Schließlich hatte die Gärtnerei Fercher in Greifenburg Erbarmen und schickte die Jungunternehmer jeden Tag mit neuen Pflanzen zum frisch gepachteten Acker am Lurnfeld. Sie wuchsen an ihren Aufgaben. „Wir fanden heraus, dass für 67 verschiedene Pflanzen ideale Bedingungen auf dem Acker herrschen“, erzählt Raunig. Um die Bodenfeuchte zu messen, legten sie Kabel aus. Die ersten nagten die Mäuse durch. Sie schaufelten, pflanzten, ernteten, programmierten und testeten den Über-Nacht-Versand aus. Schließlich gelang es ihnen auch, einen Algorithmus zu entwickeln, mit dessen Hilfe sich etwa bestimmen lässt, wann der Boden wie viel Feuchtigkeit braucht und das Gemüse reif wird. Alles nach Feierabend. Neben dem Job.

2017 war man bereit für den ersten Kunden. Ein Aufruf über Facebook brachte 25 virtuelle Gärtner. Zu wenige, um jemanden einzustellen, also krempelten die Kärntner selbst die Ärmel hoch und ackerten. 2018 machten sie sich auf die Suche nach Investoren – ein Auftritt in der Puls-4-Show „2 Minuten, 2 Millionen“ riss nicht nur das Investorentrio Leo Hillinger, Katharina Schneider und Hans Peter Haselsteiner vom Hocker und brachte 150.000 Euro Kapital – er machte auch eine Entscheidung unaufschiebbar. „Wir haben alles auf eine Karte gesetzt und unsere Jobs gekündigt. Die Doppelbelastung laugt dich körperlich und geistig aus.“ Zwei Monate später, quasi über Nacht nach dem Ausstrahlungstermin der Show, hatten sie 800 Kunden mehr.
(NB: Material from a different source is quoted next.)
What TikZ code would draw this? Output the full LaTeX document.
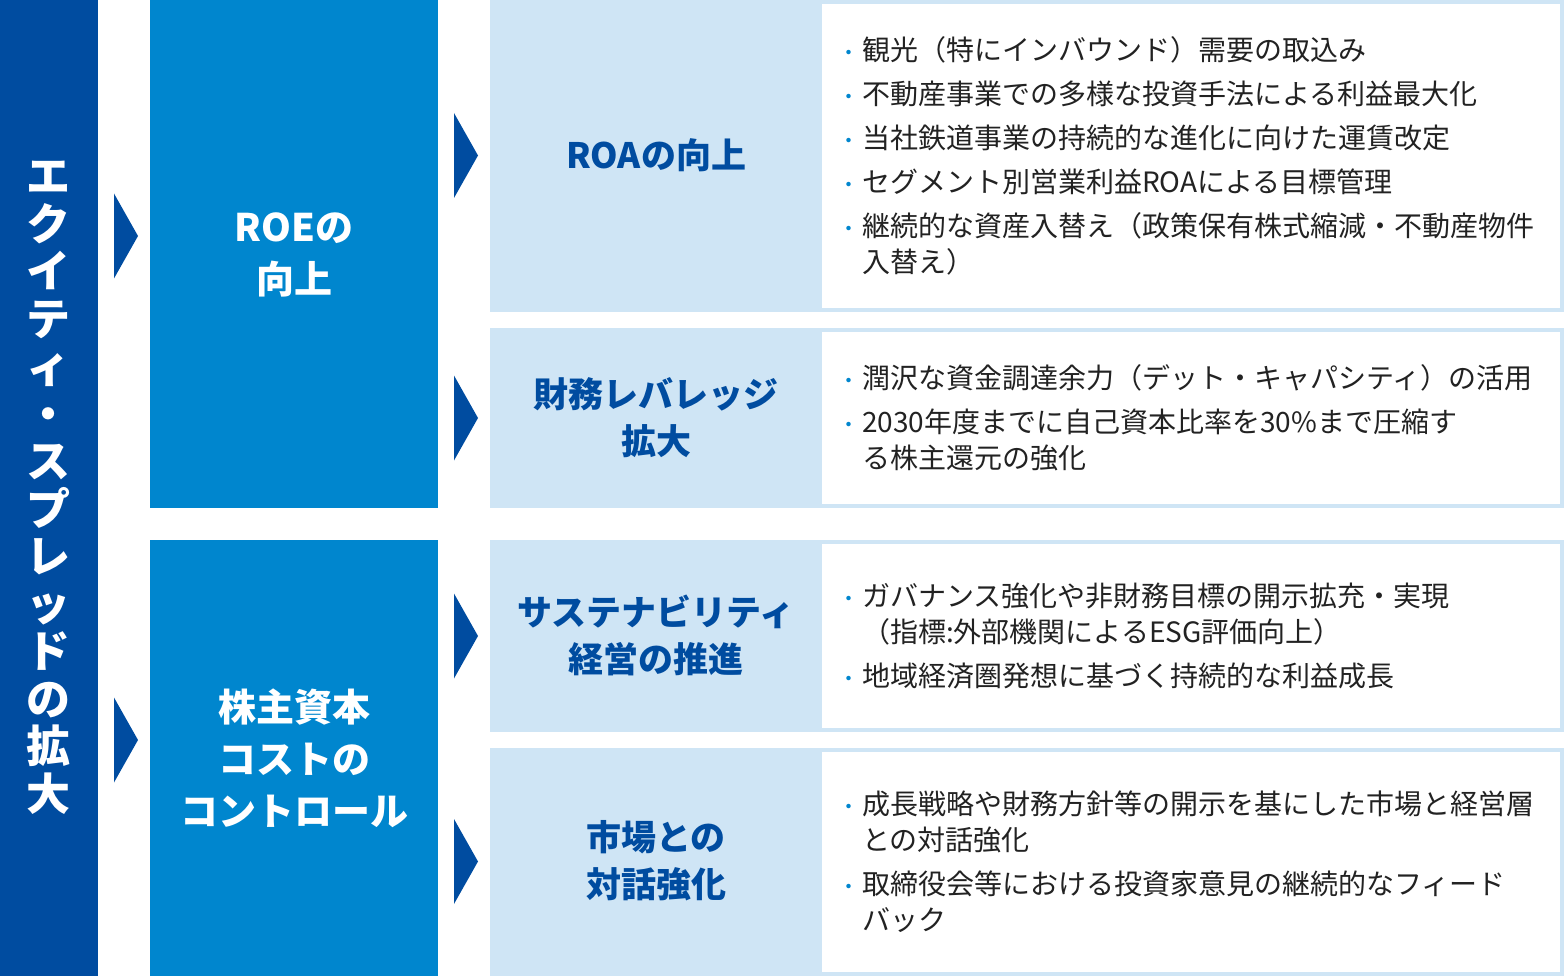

Das Unternehmen wächst. Für derzeit 1921 „Gärtner“ aus ganz Österreich werden mehr als 4,5 Hektar beackert. Auf fünf Personen ist das Unternehmen angewachsen. In der Gartenhochsaison werden Praktikanten eingeschult. Zwei Tage braucht es, bis man den Acker vor Ort im Griff hat. Gießen, Biodüngergaben, Schneckenschutz, Erntezeitpunkt – all das wird online von Kunden in Auftrag gegeben und via Tablet auf dem echten Acker abgearbeitet. Bald soll es mehr Anbauflächen nahe Städten anderer Bundesländer geben, damit die Wege zu den Kunden kürzer werden.



Nach Holland hat das Unternehmen den Sprung bereits geschafft. In der Schweiz, in Tschechien und Slowenien stehen drei Franchisepartner in den Startlöchern, die Konzepte sollen mit April 2020 umgesetzt werden. Vor wenigen Wochen nun der neueste Streich – eine Ackerbox in Spittal. Ein 24-Stunden-Selbstbedienungsladen, so groß wie ein Autoabstellplatz, der von regionalen Anbietern bespielt wird. „Alle 160 Produkte kommen aus dem Umkreis von 50 Kilometer Luftlinie, bis auf den Kaffee aus Udine“, erklärt Raunig stolz. Der Bäcker bringt frische Semmeln, der Müller das Mehl. Das Konzept geht auf. Binnen fünf Wochen wurden rund 6000 Produkte verkauft. Schön, wenn aufgeht, was man gesät hat.